§ **SHORT PROBLEM**: Select and copy out every line in the records containing "this".

§ **MATERIALS PROVIDED**:

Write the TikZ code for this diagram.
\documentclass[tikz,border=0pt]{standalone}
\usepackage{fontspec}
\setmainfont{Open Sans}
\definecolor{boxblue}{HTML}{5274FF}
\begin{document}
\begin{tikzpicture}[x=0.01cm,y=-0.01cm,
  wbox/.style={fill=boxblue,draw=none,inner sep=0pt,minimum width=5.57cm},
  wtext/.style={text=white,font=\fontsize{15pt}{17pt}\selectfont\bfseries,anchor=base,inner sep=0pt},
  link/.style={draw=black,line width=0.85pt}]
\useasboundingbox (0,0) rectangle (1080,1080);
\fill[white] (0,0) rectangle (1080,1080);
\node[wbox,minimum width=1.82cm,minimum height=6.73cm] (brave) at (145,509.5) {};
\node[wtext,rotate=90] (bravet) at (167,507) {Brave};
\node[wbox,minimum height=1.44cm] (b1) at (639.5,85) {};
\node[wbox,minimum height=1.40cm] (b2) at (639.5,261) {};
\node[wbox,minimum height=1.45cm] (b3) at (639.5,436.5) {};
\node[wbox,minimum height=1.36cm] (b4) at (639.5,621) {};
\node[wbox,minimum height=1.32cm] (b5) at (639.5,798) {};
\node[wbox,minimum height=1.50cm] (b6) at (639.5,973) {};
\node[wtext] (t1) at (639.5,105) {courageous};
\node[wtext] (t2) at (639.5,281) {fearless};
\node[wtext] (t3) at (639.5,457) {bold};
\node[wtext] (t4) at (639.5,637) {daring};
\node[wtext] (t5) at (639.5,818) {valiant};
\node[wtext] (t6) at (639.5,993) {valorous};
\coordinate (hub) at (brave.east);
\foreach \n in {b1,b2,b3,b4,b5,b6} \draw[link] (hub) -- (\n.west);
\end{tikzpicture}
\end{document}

---

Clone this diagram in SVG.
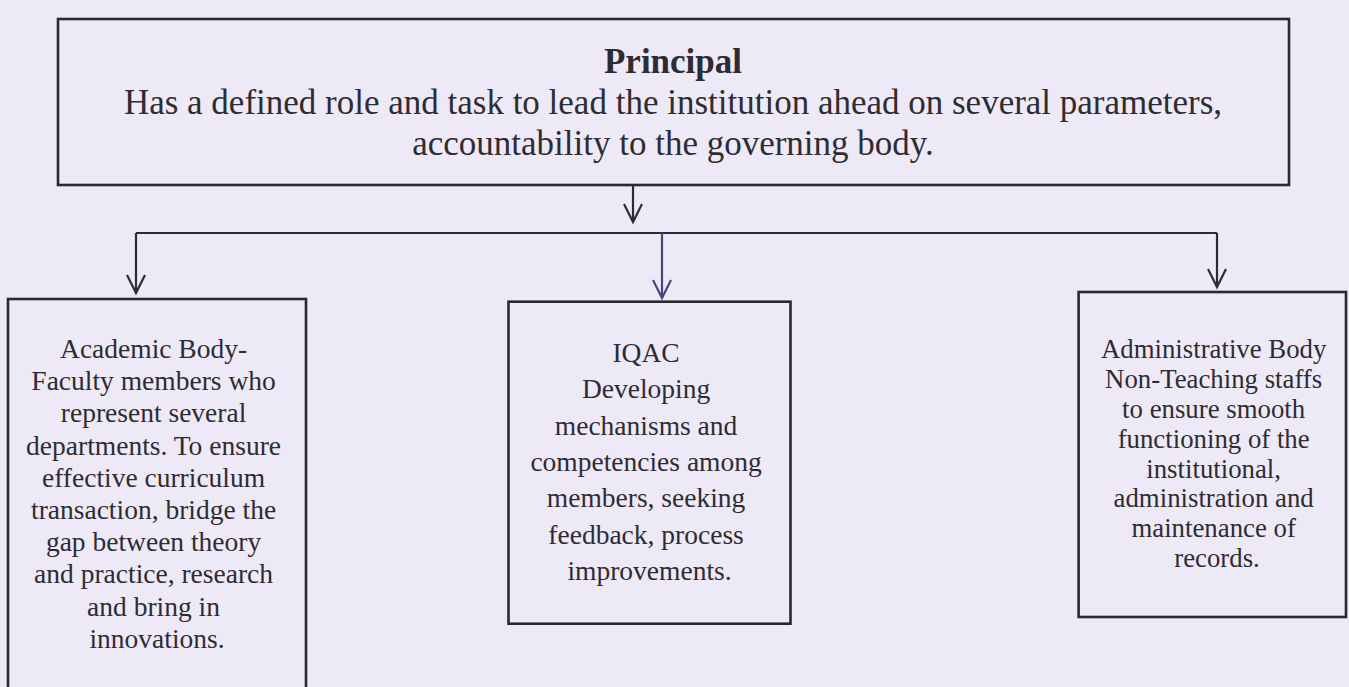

§ **TASK ANSWER**:
Write the TikZ code for this diagram.
Clone this diagram in SVG.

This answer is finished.